# Task goal
Give the data again exactly as written, skipping any pictures.
** Begin Available data **
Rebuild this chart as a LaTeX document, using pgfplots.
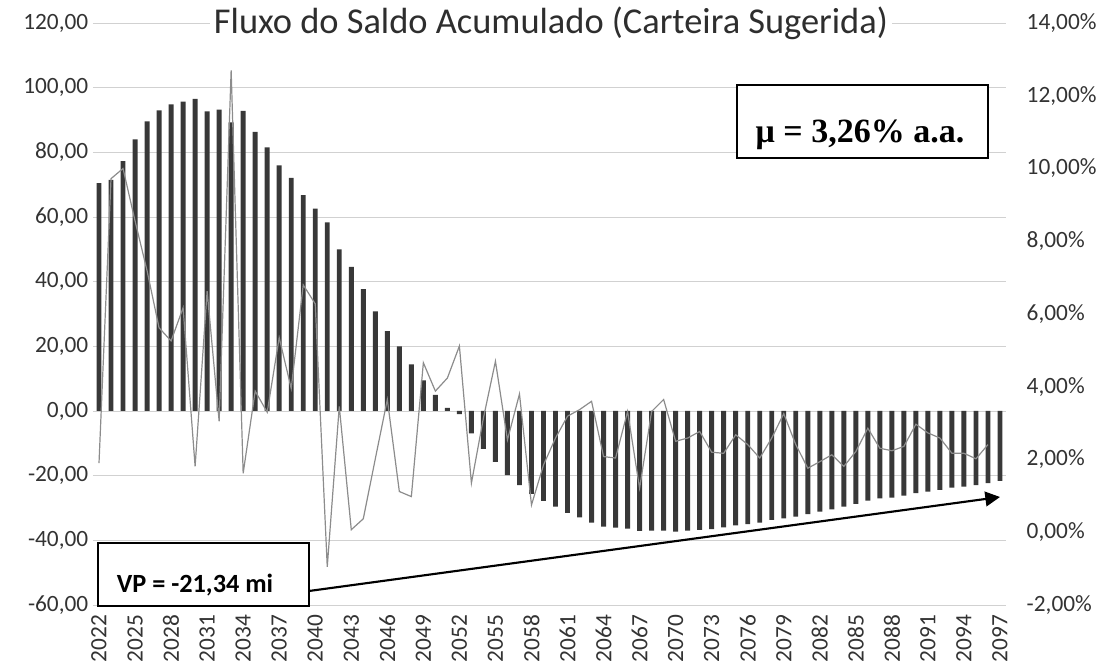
\documentclass[border=0pt]{standalone}
\usepackage{fontspec}
\setmainfont{Carlito}
\newfontfamily\serifb{Liberation Serif}
\usepackage{pgfplots}
\usepackage{pgfplotstable}
\pgfplotsset{compat=1.18}
\usetikzlibrary{arrows.meta}

\pgfplotstableread{
year val
2022 70.5
2023 71.5
2024 77.3
2025 84.0
2026 89.6
2027 93.0
2028 94.8
2029 95.7
2030 96.5
2031 92.7
2032 93.2
2033 89.3
2034 92.8
2035 86.3
2036 81.5
2037 76.0
2038 72.1
2039 66.8
2040 62.6
2041 58.3
2042 50.0
2043 44.6
2044 37.7
2045 30.8
2046 24.7
2047 20.0
2048 14.4
2049 9.5
2050 5.0
2051 1.0
2052 -1.0
2053 -6.9
2054 -11.7
2055 -15.7
2056 -19.8
2057 -22.9
2058 -25.6
2059 -27.8
2060 -29.6
2061 -31.5
2062 -32.9
2063 -34.5
2064 -35.8
2065 -36.1
2066 -36.4
2067 -37.1
2068 -37.0
2069 -37.0
2070 -37.3
2071 -37.0
2072 -36.8
2073 -36.5
2074 -36.0
2075 -35.4
2076 -35.0
2077 -34.5
2078 -33.7
2079 -33.2
2080 -32.7
2081 -31.9
2082 -31.1
2083 -30.4
2084 -29.6
2085 -28.7
2086 -27.7
2087 -27.0
2088 -26.8
2089 -26.2
2090 -25.4
2091 -24.9
2092 -24.4
2093 -23.7
2094 -23.4
2095 -22.9
2096 -22.3
2097 -21.6
}\bars

\pgfplotstableread{
year r
2022 1.90
2023 9.72
2024 10.00
2025 8.56
2026 7.19
2027 5.62
2028 5.26
2029 6.17
2030 1.81
2031 6.63
2032 3.05
2033 12.70
2034 1.62
2035 3.88
2036 3.30
2037 5.35
2038 3.95
2039 6.80
2040 6.28
2041 -0.95
2042 3.46
2043 0.07
2044 0.37
2045 2.02
2046 3.65
2047 1.12
2048 0.98
2049 4.66
2050 3.88
2051 4.24
2052 5.12
2053 1.35
2054 3.14
2055 4.70
2056 2.54
2057 3.80
2058 0.75
2059 1.85
2060 2.59
2061 3.19
2062 3.37
2063 3.60
2064 2.08
2065 2.04
2066 3.32
2067 1.21
2068 3.32
2069 3.65
2070 2.50
2071 2.59
2072 2.77
2073 2.20
2074 2.17
2075 2.68
2076 2.41
2077 2.04
2078 2.59
2079 3.26
2080 2.41
2081 1.76
2082 1.94
2083 2.13
2084 1.81
2085 2.22
2086 2.86
2087 2.31
2088 2.24
2089 2.36
2090 2.97
2091 2.73
2092 2.59
2093 2.17
2094 2.17
2095 2.02
2096 2.41
}\rate

\begin{document}
\begin{tikzpicture}
\pgfplotsset{
  common/.style={
    scale only axis, width=684.75pt, height=436.5pt,
    at={(0,0)}, anchor=south west,
    xmin=2021.5, xmax=2097.5,
    axis line style={draw=none},
    major tick length=0pt,
    tick label style={font=\fontsize{17.5}{20}\selectfont, text=black!80},
    /pgf/number format/assume math mode=true,
    clip=false,
  }
}
\begin{axis}[common,
  ymin=-60, ymax=120, ytick={-60,-40,...,120},
  yticklabel={\pgfmathprintnumber[fixed,fixed zerofill,precision=2,use comma]{\tick}},
  ymajorgrids, grid style={black!18, line width=0.7pt},
  xtick={2022,2025,...,2097},
  xticklabel={\pgfmathprintnumber[fixed,precision=0,1000 sep={}]{\tick}},
  xticklabel style={rotate=90, anchor=east},
  xticklabel shift=4pt,
  ybar, bar width=3.7pt,
]
\addplot[fill=black!78, draw=none] table[x=year,y=val]{\bars};
\end{axis}
\begin{axis}[common,
  ymin=-2, ymax=14, ytick={-2,0,...,14},
  yticklabel pos=right,
  xtick=\empty,
  yticklabel={\pgfmathprintnumber[fixed,fixed zerofill,precision=2,use comma]{\tick}\%},
  yticklabel style={xshift=12pt},
]
\addplot[color=black!45, line width=0.9pt, mark=none] table[x=year,y=r]{\rate};
\end{axis}
\begin{scope}[shift={(-69.75pt,453.75pt)}, x=0.75pt, y=-0.75pt]
  \node[fill=white, inner sep=3pt, anchor=base, font=\fontsize{27.3}{30}\selectfont, text=black!82] at (551,34) {Fluxo do Saldo Acumulado (Carteira Sugerida)};
  \draw[line width=1.1pt, fill=white] (737,85) rectangle (988,158);
  \node[anchor=base, font=\serifb\bfseries\fontsize{25.5}{28}\selectfont] at (860,143) {μ = 3,26\% a.a.};
  \draw[line width=1.1pt, fill=white] (98,543) rectangle (309,606);
  \node[anchor=base, font=\bfseries\fontsize{19.7}{22}\selectfont] at (195,593) {VP = -21,34 mi};
  \draw[line width=1.6pt, -{Triangle[length=11pt,width=11pt]}] (309,591) -- (1000,497);
  \pgfresetboundingbox
  \path (0,0) rectangle (1103,666);
\end{scope}
\end{tikzpicture}
\end{document}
** End Available data **
# Output below
Rebuild this chart as a LaTeX document, using pgfplots.
\documentclass[border=0pt]{standalone}
\usepackage{fontspec}
\setmainfont{Carlito}
\newfontfamily\serifb{Liberation Serif}
\usepackage{pgfplots}
\usepackage{pgfplotstable}
\pgfplotsset{compat=1.18}
\usetikzlibrary{arrows.meta}

\pgfplotstableread{
year val
2022 70.5
2023 71.5
2024 77.3
2025 84.0
2026 89.6
2027 93.0
2028 94.8
2029 95.7
2030 96.5
2031 92.7
2032 93.2
2033 89.3
2034 92.8
2035 86.3
2036 81.5
2037 76.0
2038 72.1
2039 66.8
2040 62.6
2041 58.3
2042 50.0
2043 44.6
2044 37.7
2045 30.8
2046 24.7
2047 20.0
2048 14.4
2049 9.5
2050 5.0
2051 1.0
2052 -1.0
2053 -6.9
2054 -11.7
2055 -15.7
2056 -19.8
2057 -22.9
2058 -25.6
2059 -27.8
2060 -29.6
2061 -31.5
2062 -32.9
2063 -34.5
2064 -35.8
2065 -36.1
2066 -36.4
2067 -37.1
2068 -37.0
2069 -37.0
2070 -37.3
2071 -37.0
2072 -36.8
2073 -36.5
2074 -36.0
2075 -35.4
2076 -35.0
2077 -34.5
2078 -33.7
2079 -33.2
2080 -32.7
2081 -31.9
2082 -31.1
2083 -30.4
2084 -29.6
2085 -28.7
2086 -27.7
2087 -27.0
2088 -26.8
2089 -26.2
2090 -25.4
2091 -24.9
2092 -24.4
2093 -23.7
2094 -23.4
2095 -22.9
2096 -22.3
2097 -21.6
}\bars

\pgfplotstableread{
year r
2022 1.90
2023 9.72
2024 10.00
2025 8.56
2026 7.19
2027 5.62
2028 5.26
2029 6.17
2030 1.81
2031 6.63
2032 3.05
2033 12.70
2034 1.62
2035 3.88
2036 3.30
2037 5.35
2038 3.95
2039 6.80
2040 6.28
2041 -0.95
2042 3.46
2043 0.07
2044 0.37
2045 2.02
2046 3.65
2047 1.12
2048 0.98
2049 4.66
2050 3.88
2051 4.24
2052 5.12
2053 1.35
2054 3.14
2055 4.70
2056 2.54
2057 3.80
2058 0.75
2059 1.85
2060 2.59
2061 3.19
2062 3.37
2063 3.60
2064 2.08
2065 2.04
2066 3.32
2067 1.21
2068 3.32
2069 3.65
2070 2.50
2071 2.59
2072 2.77
2073 2.20
2074 2.17
2075 2.68
2076 2.41
2077 2.04
2078 2.59
2079 3.26
2080 2.41
2081 1.76
2082 1.94
2083 2.13
2084 1.81
2085 2.22
2086 2.86
2087 2.31
2088 2.24
2089 2.36
2090 2.97
2091 2.73
2092 2.59
2093 2.17
2094 2.17
2095 2.02
2096 2.41
}\rate

\begin{document}
\begin{tikzpicture}
\pgfplotsset{
  common/.style={
    scale only axis, width=684.75pt, height=436.5pt,
    at={(0,0)}, anchor=south west,
    xmin=2021.5, xmax=2097.5,
    axis line style={draw=none},
    major tick length=0pt,
    tick label style={font=\fontsize{17.5}{20}\selectfont, text=black!80},
    /pgf/number format/assume math mode=true,
    clip=false,
  }
}
\begin{axis}[common,
  ymin=-60, ymax=120, ytick={-60,-40,...,120},
  yticklabel={\pgfmathprintnumber[fixed,fixed zerofill,precision=2,use comma]{\tick}},
  ymajorgrids, grid style={black!18, line width=0.7pt},
  xtick={2022,2025,...,2097},
  xticklabel={\pgfmathprintnumber[fixed,precision=0,1000 sep={}]{\tick}},
  xticklabel style={rotate=90, anchor=east},
  xticklabel shift=4pt,
  ybar, bar width=3.7pt,
]
\addplot[fill=black!78, draw=none] table[x=year,y=val]{\bars};
\end{axis}
\begin{axis}[common,
  ymin=-2, ymax=14, ytick={-2,0,...,14},
  yticklabel pos=right,
  xtick=\empty,
  yticklabel={\pgfmathprintnumber[fixed,fixed zerofill,precision=2,use comma]{\tick}\%},
  yticklabel style={xshift=12pt},
]
\addplot[color=black!45, line width=0.9pt, mark=none] table[x=year,y=r]{\rate};
\end{axis}
\begin{scope}[shift={(-69.75pt,453.75pt)}, x=0.75pt, y=-0.75pt]
  \node[fill=white, inner sep=3pt, anchor=base, font=\fontsize{27.3}{30}\selectfont, text=black!82] at (551,34) {Fluxo do Saldo Acumulado (Carteira Sugerida)};
  \draw[line width=1.1pt, fill=white] (737,85) rectangle (988,158);
  \node[anchor=base, font=\serifb\bfseries\fontsize{25.5}{28}\selectfont] at (860,143) {μ = 3,26\% a.a.};
  \draw[line width=1.1pt, fill=white] (98,543) rectangle (309,606);
  \node[anchor=base, font=\bfseries\fontsize{19.7}{22}\selectfont] at (195,593) {VP = -21,34 mi};
  \draw[line width=1.6pt, -{Triangle[length=11pt,width=11pt]}] (309,591) -- (1000,497);
  \pgfresetboundingbox
  \path (0,0) rectangle (1103,666);
\end{scope}
\end{tikzpicture}
\end{document}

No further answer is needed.